▶ The request
Set the listing down again in full, word for word, with the pictures left out.

▶ Data shown
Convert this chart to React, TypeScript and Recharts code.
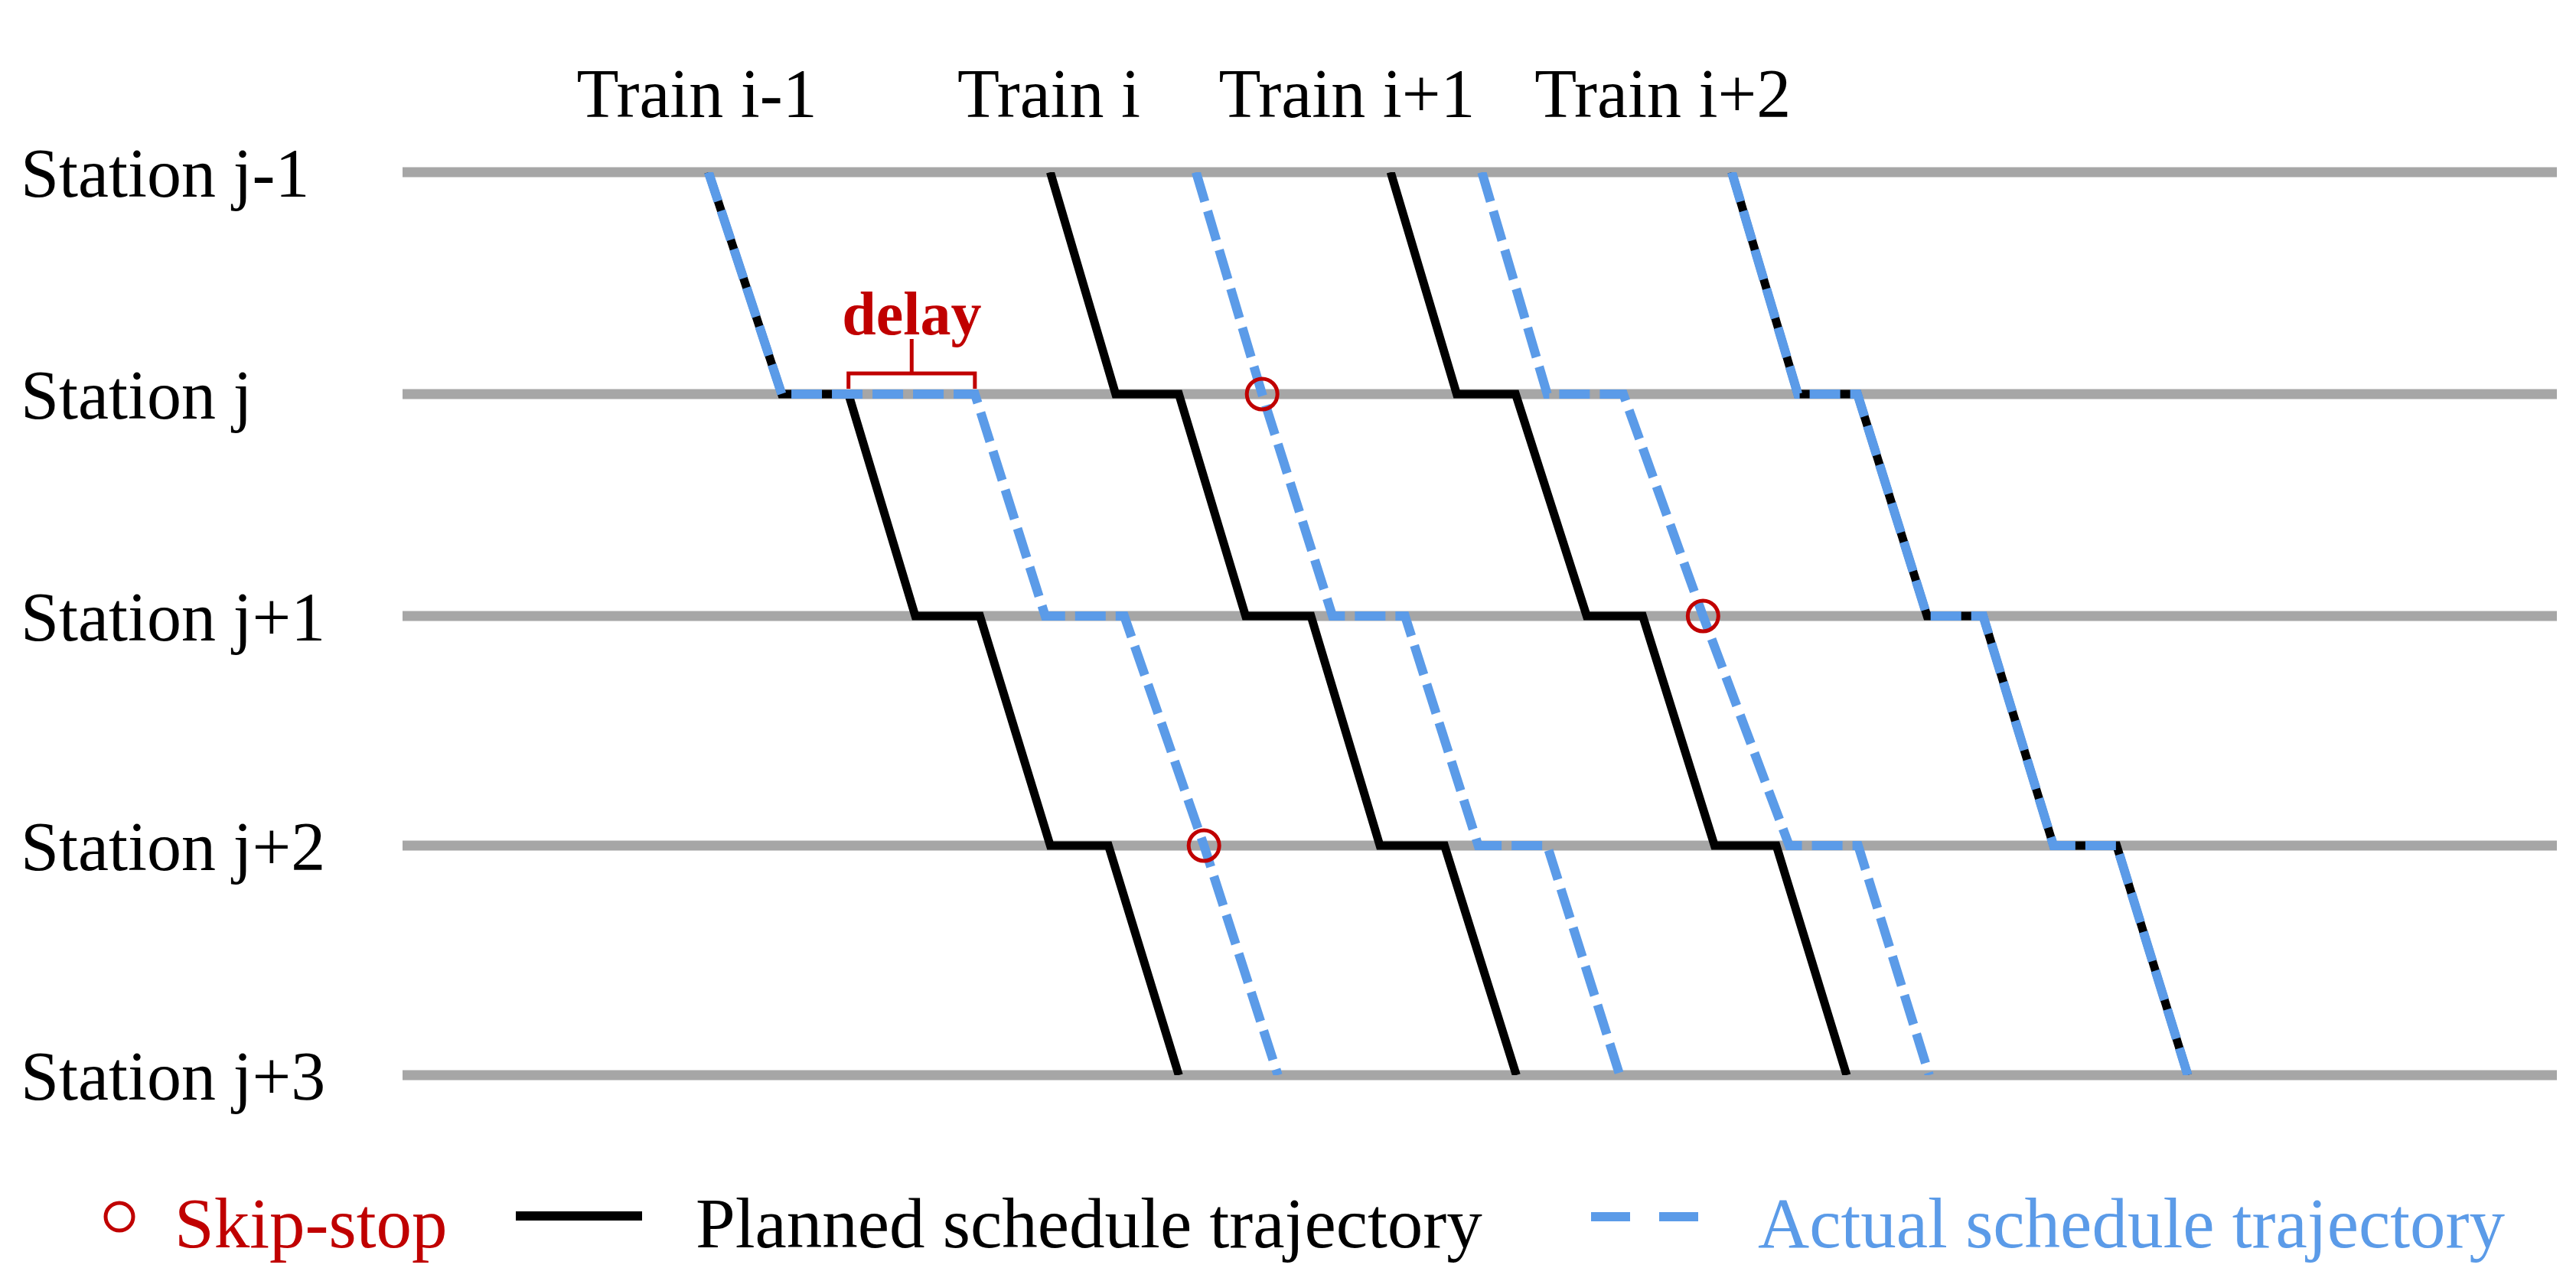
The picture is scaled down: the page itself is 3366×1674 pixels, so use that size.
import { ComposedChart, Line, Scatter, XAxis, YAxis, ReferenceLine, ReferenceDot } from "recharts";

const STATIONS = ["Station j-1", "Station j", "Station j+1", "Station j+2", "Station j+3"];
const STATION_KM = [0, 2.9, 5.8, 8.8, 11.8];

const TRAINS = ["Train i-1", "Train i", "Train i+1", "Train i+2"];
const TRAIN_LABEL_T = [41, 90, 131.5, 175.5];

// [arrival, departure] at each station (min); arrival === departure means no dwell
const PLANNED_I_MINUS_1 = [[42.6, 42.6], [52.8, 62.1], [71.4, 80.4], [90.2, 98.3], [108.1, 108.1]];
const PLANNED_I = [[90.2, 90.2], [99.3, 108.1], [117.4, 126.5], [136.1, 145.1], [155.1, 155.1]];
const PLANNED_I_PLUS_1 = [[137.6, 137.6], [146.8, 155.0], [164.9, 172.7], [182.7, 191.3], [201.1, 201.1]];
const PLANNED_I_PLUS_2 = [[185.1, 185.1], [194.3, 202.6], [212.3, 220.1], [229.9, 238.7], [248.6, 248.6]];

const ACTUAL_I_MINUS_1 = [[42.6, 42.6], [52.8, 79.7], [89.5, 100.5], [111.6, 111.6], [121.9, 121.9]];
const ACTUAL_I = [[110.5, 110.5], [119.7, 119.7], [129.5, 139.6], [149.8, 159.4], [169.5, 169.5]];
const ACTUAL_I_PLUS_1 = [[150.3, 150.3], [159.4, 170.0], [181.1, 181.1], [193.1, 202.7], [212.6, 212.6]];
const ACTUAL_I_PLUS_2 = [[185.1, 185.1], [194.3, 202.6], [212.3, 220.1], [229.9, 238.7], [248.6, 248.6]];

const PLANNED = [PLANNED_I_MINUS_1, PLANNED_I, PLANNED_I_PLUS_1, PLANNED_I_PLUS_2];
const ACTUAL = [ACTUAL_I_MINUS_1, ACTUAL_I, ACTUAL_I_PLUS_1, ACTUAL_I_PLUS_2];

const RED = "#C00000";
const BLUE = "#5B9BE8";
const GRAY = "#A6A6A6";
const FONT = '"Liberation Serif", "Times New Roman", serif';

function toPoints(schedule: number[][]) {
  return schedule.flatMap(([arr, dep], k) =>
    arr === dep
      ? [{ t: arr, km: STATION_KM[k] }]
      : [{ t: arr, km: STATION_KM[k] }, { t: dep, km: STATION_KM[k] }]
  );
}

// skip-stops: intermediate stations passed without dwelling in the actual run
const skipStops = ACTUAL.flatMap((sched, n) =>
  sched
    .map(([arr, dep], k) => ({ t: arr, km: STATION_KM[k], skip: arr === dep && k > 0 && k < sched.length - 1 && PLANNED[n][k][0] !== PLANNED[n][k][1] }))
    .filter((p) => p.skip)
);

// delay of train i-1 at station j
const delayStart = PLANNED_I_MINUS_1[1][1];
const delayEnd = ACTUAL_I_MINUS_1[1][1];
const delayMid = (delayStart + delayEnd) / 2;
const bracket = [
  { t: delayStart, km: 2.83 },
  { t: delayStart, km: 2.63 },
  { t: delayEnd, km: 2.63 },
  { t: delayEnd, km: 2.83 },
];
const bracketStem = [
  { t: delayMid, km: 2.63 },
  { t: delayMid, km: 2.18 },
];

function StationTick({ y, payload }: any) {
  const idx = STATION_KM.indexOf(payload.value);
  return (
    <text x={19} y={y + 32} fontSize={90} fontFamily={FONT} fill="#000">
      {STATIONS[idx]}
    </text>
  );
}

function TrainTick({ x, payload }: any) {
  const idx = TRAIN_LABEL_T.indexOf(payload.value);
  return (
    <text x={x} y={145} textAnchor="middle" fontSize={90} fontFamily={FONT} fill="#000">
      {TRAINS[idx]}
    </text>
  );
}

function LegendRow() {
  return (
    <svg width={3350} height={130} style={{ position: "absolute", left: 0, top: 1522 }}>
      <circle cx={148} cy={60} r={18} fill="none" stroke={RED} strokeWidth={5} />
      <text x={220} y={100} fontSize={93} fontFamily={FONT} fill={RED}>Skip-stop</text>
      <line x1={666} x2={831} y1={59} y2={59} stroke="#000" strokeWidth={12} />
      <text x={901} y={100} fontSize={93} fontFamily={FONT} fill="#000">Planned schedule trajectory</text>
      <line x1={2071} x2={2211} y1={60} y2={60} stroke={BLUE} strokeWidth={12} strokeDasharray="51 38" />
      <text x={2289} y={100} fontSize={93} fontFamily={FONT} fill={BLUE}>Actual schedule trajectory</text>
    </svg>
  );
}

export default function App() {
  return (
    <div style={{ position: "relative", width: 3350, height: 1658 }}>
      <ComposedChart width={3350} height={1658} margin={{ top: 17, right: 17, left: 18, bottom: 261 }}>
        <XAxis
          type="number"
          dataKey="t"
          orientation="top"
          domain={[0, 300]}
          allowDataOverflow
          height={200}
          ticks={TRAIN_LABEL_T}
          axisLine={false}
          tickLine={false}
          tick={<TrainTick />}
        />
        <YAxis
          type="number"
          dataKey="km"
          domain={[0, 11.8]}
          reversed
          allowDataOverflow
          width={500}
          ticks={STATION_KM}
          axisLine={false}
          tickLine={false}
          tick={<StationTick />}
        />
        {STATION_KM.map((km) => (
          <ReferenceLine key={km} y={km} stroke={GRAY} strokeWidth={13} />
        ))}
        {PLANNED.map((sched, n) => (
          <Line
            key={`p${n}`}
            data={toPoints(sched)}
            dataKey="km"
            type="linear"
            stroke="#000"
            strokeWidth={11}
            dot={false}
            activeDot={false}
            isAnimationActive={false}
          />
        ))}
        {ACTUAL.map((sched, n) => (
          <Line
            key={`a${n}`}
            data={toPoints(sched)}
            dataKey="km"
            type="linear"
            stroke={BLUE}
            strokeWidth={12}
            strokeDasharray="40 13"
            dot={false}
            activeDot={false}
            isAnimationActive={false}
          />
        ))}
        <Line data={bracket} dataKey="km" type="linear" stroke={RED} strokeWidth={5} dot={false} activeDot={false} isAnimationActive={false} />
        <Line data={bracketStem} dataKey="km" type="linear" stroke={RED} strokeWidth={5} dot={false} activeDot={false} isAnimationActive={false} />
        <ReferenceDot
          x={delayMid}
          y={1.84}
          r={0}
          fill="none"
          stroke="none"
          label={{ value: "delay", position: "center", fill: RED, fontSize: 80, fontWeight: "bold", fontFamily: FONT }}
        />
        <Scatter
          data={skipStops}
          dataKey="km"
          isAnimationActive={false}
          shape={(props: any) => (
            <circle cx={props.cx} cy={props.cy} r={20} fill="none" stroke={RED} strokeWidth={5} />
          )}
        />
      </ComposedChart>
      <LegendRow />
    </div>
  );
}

▶ Result for this task
Convert this chart to React, TypeScript and Recharts code.
The picture is scaled down: the page itself is 3366×1674 pixels, so use that size.
import { ComposedChart, Line, Scatter, XAxis, YAxis, ReferenceLine, ReferenceDot } from "recharts";

const STATIONS = ["Station j-1", "Station j", "Station j+1", "Station j+2", "Station j+3"];
const STATION_KM = [0, 2.9, 5.8, 8.8, 11.8];

const TRAINS = ["Train i-1", "Train i", "Train i+1", "Train i+2"];
const TRAIN_LABEL_T = [41, 90, 131.5, 175.5];

// [arrival, departure] at each station (min); arrival === departure means no dwell
const PLANNED_I_MINUS_1 = [[42.6, 42.6], [52.8, 62.1], [71.4, 80.4], [90.2, 98.3], [108.1, 108.1]];
const PLANNED_I = [[90.2, 90.2], [99.3, 108.1], [117.4, 126.5], [136.1, 145.1], [155.1, 155.1]];
const PLANNED_I_PLUS_1 = [[137.6, 137.6], [146.8, 155.0], [164.9, 172.7], [182.7, 191.3], [201.1, 201.1]];
const PLANNED_I_PLUS_2 = [[185.1, 185.1], [194.3, 202.6], [212.3, 220.1], [229.9, 238.7], [248.6, 248.6]];

const ACTUAL_I_MINUS_1 = [[42.6, 42.6], [52.8, 79.7], [89.5, 100.5], [111.6, 111.6], [121.9, 121.9]];
const ACTUAL_I = [[110.5, 110.5], [119.7, 119.7], [129.5, 139.6], [149.8, 159.4], [169.5, 169.5]];
const ACTUAL_I_PLUS_1 = [[150.3, 150.3], [159.4, 170.0], [181.1, 181.1], [193.1, 202.7], [212.6, 212.6]];
const ACTUAL_I_PLUS_2 = [[185.1, 185.1], [194.3, 202.6], [212.3, 220.1], [229.9, 238.7], [248.6, 248.6]];

const PLANNED = [PLANNED_I_MINUS_1, PLANNED_I, PLANNED_I_PLUS_1, PLANNED_I_PLUS_2];
const ACTUAL = [ACTUAL_I_MINUS_1, ACTUAL_I, ACTUAL_I_PLUS_1, ACTUAL_I_PLUS_2];

const RED = "#C00000";
const BLUE = "#5B9BE8";
const GRAY = "#A6A6A6";
const FONT = '"Liberation Serif", "Times New Roman", serif';

function toPoints(schedule: number[][]) {
  return schedule.flatMap(([arr, dep], k) =>
    arr === dep
      ? [{ t: arr, km: STATION_KM[k] }]
      : [{ t: arr, km: STATION_KM[k] }, { t: dep, km: STATION_KM[k] }]
  );
}

// skip-stops: intermediate stations passed without dwelling in the actual run
const skipStops = ACTUAL.flatMap((sched, n) =>
  sched
    .map(([arr, dep], k) => ({ t: arr, km: STATION_KM[k], skip: arr === dep && k > 0 && k < sched.length - 1 && PLANNED[n][k][0] !== PLANNED[n][k][1] }))
    .filter((p) => p.skip)
);

// delay of train i-1 at station j
const delayStart = PLANNED_I_MINUS_1[1][1];
const delayEnd = ACTUAL_I_MINUS_1[1][1];
const delayMid = (delayStart + delayEnd) / 2;
const bracket = [
  { t: delayStart, km: 2.83 },
  { t: delayStart, km: 2.63 },
  { t: delayEnd, km: 2.63 },
  { t: delayEnd, km: 2.83 },
];
const bracketStem = [
  { t: delayMid, km: 2.63 },
  { t: delayMid, km: 2.18 },
];

function StationTick({ y, payload }: any) {
  const idx = STATION_KM.indexOf(payload.value);
  return (
    <text x={19} y={y + 32} fontSize={90} fontFamily={FONT} fill="#000">
      {STATIONS[idx]}
    </text>
  );
}

function TrainTick({ x, payload }: any) {
  const idx = TRAIN_LABEL_T.indexOf(payload.value);
  return (
    <text x={x} y={145} textAnchor="middle" fontSize={90} fontFamily={FONT} fill="#000">
      {TRAINS[idx]}
    </text>
  );
}

function LegendRow() {
  return (
    <svg width={3350} height={130} style={{ position: "absolute", left: 0, top: 1522 }}>
      <circle cx={148} cy={60} r={18} fill="none" stroke={RED} strokeWidth={5} />
      <text x={220} y={100} fontSize={93} fontFamily={FONT} fill={RED}>Skip-stop</text>
      <line x1={666} x2={831} y1={59} y2={59} stroke="#000" strokeWidth={12} />
      <text x={901} y={100} fontSize={93} fontFamily={FONT} fill="#000">Planned schedule trajectory</text>
      <line x1={2071} x2={2211} y1={60} y2={60} stroke={BLUE} strokeWidth={12} strokeDasharray="51 38" />
      <text x={2289} y={100} fontSize={93} fontFamily={FONT} fill={BLUE}>Actual schedule trajectory</text>
    </svg>
  );
}

export default function App() {
  return (
    <div style={{ position: "relative", width: 3350, height: 1658 }}>
      <ComposedChart width={3350} height={1658} margin={{ top: 17, right: 17, left: 18, bottom: 261 }}>
        <XAxis
          type="number"
          dataKey="t"
          orientation="top"
          domain={[0, 300]}
          allowDataOverflow
          height={200}
          ticks={TRAIN_LABEL_T}
          axisLine={false}
          tickLine={false}
          tick={<TrainTick />}
        />
        <YAxis
          type="number"
          dataKey="km"
          domain={[0, 11.8]}
          reversed
          allowDataOverflow
          width={500}
          ticks={STATION_KM}
          axisLine={false}
          tickLine={false}
          tick={<StationTick />}
        />
        {STATION_KM.map((km) => (
          <ReferenceLine key={km} y={km} stroke={GRAY} strokeWidth={13} />
        ))}
        {PLANNED.map((sched, n) => (
          <Line
            key={`p${n}`}
            data={toPoints(sched)}
            dataKey="km"
            type="linear"
            stroke="#000"
            strokeWidth={11}
            dot={false}
            activeDot={false}
            isAnimationActive={false}
          />
        ))}
        {ACTUAL.map((sched, n) => (
          <Line
            key={`a${n}`}
            data={toPoints(sched)}
            dataKey="km"
            type="linear"
            stroke={BLUE}
            strokeWidth={12}
            strokeDasharray="40 13"
            dot={false}
            activeDot={false}
            isAnimationActive={false}
          />
        ))}
        <Line data={bracket} dataKey="km" type="linear" stroke={RED} strokeWidth={5} dot={false} activeDot={false} isAnimationActive={false} />
        <Line data={bracketStem} dataKey="km" type="linear" stroke={RED} strokeWidth={5} dot={false} activeDot={false} isAnimationActive={false} />
        <ReferenceDot
          x={delayMid}
          y={1.84}
          r={0}
          fill="none"
          stroke="none"
          label={{ value: "delay", position: "center", fill: RED, fontSize: 80, fontWeight: "bold", fontFamily: FONT }}
        />
        <Scatter
          data={skipStops}
          dataKey="km"
          isAnimationActive={false}
          shape={(props: any) => (
            <circle cx={props.cx} cy={props.cy} r={20} fill="none" stroke={RED} strokeWidth={5} />
          )}
        />
      </ComposedChart>
      <LegendRow />
    </div>
  );
}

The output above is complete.